Kyle’s wife Cherie is 6 months preganant, and if it weren’t for that and his stern “you’re not coming” she would be there too. So instead, she is here. Manning 4 seperate phone lines from early in the morning til late at night. Her priority is 1. Kyle is still alive, 2. Supplies and DOCTORS and hopefully 1 engineer are being flown on private planes into Haiti, 3. children that have visas and are in the adoption process are being flown OUT on the same private planes, 4. a million other things that are imporatant and pressings and everything all at once because DISASTER is a big word and is spelled with two S’s.

So I handled at least one of her phones today. And I emailed for her. And had others do things. And it was good to feel useful on a not-domestic level.

And I prayed for people. And people responded. And I called people. And people responded. And I got some weird calls. And some annoying calls. And some GREAT calls. And some “this isn’t going anywhere” calls. That’s what answering a phone IS, right? “Weird, annoying, great, or dead-end.”

And before that, I dropped my daughter off at my parents house for the day. And I really did miss her. I didn’t miss her, but I missed her.

I’m probably going to have to do penance or something for the princess house thing.


Dec 22 2009

Hay fever

I’ve always been a sufferer of allergies.

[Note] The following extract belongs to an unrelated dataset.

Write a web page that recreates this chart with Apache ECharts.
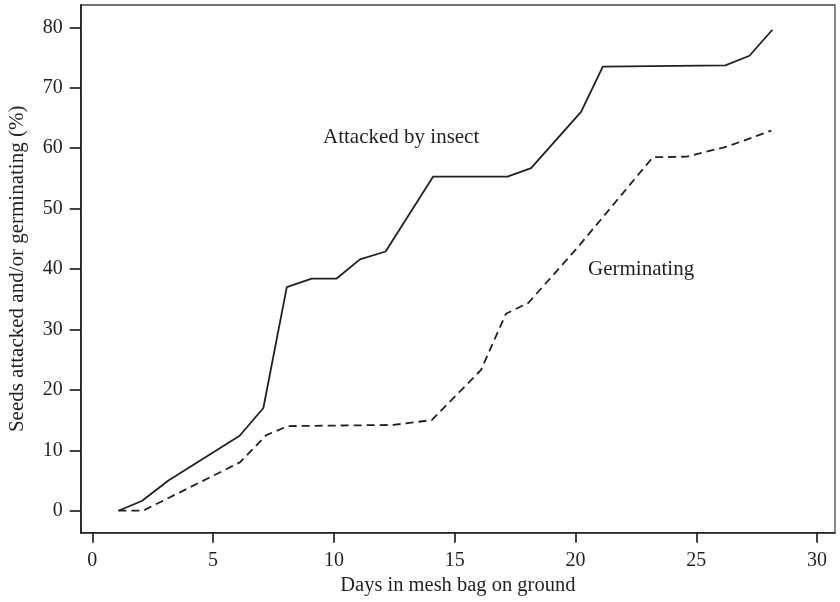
<!DOCTYPE html>
<html>
<head>
<meta charset="utf-8">
<script src="https://cdn.jsdelivr.net/npm/echarts@6/dist/echarts.min.js"></script>
<style>html,body{margin:0;padding:0;background:#fff}#c{width:840px;height:602px}</style>
</head>
<body>
<div id="c"></div>
<script>
// Attacked by insect (solid)
const attackedDays = [1.08, 2.05, 3.15, 6.1, 7.08, 8.05, 9.08, 10.1, 11.08, 12.14, 14.11, 17.18, 18.16, 20.23, 21.13, 26.2, 27.2, 28.15];
const attackedPct  = [0, 1.6, 5.0, 12.4, 17.0, 37.0, 38.4, 38.4, 41.6, 42.9, 55.3, 55.3, 56.7, 66.0, 73.5, 73.7, 75.3, 79.6];
// Germinating (dashed)
const germDays = [1.08, 2.1, 6.11, 7.2, 8.1, 12.46, 14.05, 16.09, 17.12, 18.05, 20.05, 23.2, 24.6, 26.3, 28.1];
const germPct  = [0, 0, 8.0, 12.5, 14.0, 14.2, 15.0, 23.3, 32.6, 34.4, 43.4, 58.5, 58.6, 60.3, 62.9];

const xTicks = [0, 5, 10, 15, 20, 25, 30];
const yTicks = [0, 10, 20, 30, 40, 50, 60, 70, 80];

const xTitle = 'Days in mesh bag on ground';
const yTitle = 'Seeds attacked and/or germinating (%)';
const label1 = 'Attacked by insect';
const label2 = 'Germinating';

const FONT = "'Liberation Serif', 'DejaVu Serif', serif";
const INK = '#231f20';

const chart = echarts.init(document.getElementById('c'), null, {renderer: 'canvas'});
chart.setOption({
  animation: false,
  backgroundColor: '#fff',
  grid: {left: 80.7, top: 5, right: 5, bottom: 69.3, containLabel: false, outerBoundsMode: 'none',
         show: true, borderColor: '#444', borderWidth: 1.3, backgroundColor: 'transparent'},
  xAxis: {
    type: 'value', min: -0.48, max: 30.74,
    name: xTitle, nameLocation: 'middle', nameGap: 42,
    nameTextStyle: {fontFamily: FONT, fontSize: 20.5, color: INK},
    axisLine: {show: true, onZero: false, lineStyle: {color: INK, width: 1.7}},
    axisTick: {show: true, inside: false, length: 10, customValues: xTicks, lineStyle: {color: INK, width: 1.7}},
    axisLabel: {customValues: xTicks, margin: 18, fontFamily: FONT, fontSize: 20, color: INK},
    splitLine: {show: false}
  },
  yAxis: {
    type: 'value', min: -3.64, max: 83.7,
    name: yTitle, nameLocation: 'middle', nameGap: 53,
    nameTextStyle: {fontFamily: FONT, fontSize: 21, color: INK},
    axisLine: {show: true, onZero: false, lineStyle: {color: INK, width: 1.7}},
    axisTick: {show: true, inside: false, length: 11, customValues: yTicks, lineStyle: {color: INK, width: 1.7}},
    axisLabel: {customValues: yTicks, margin: 18, fontFamily: FONT, fontSize: 20, color: INK},
    splitLine: {show: false}
  },
  series: [
    {
      type: 'line', name: label1, symbol: 'none',
      data: attackedDays.map((d, i) => [d, attackedPct[i]]),
      lineStyle: {color: INK, width: 1.8, type: 'solid'}
    },
    {
      type: 'line', name: label2, symbol: 'none',
      data: germDays.map((d, i) => [d, germPct[i]]),
      lineStyle: {color: INK, width: 1.8, type: [8, 5]}
    }
  ],
  graphic: [
    {type: 'text', x: 323, y: 137, style: {text: label1, font: "21px " + FONT, fill: INK, verticalAlign: 'middle'}},
    {type: 'text', x: 588, y: 269, style: {text: label2, font: "21px " + FONT, fill: INK, verticalAlign: 'middle'}}
  ]
});
</script>
</body>
</html>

This is never more apparent than when visiting my family – whether we go to them or they come visit us, 2-3 days into it I am in misery. Despite claritin, benedryl, etc. My nose and eyes and head in general become their own entity and make a pact to produce as much liquid as possible.

So I am either literally allergic to my family, or I have a bizarre psychosis associated with visiting family.

Either way, it’s day 3 and I’m so over it.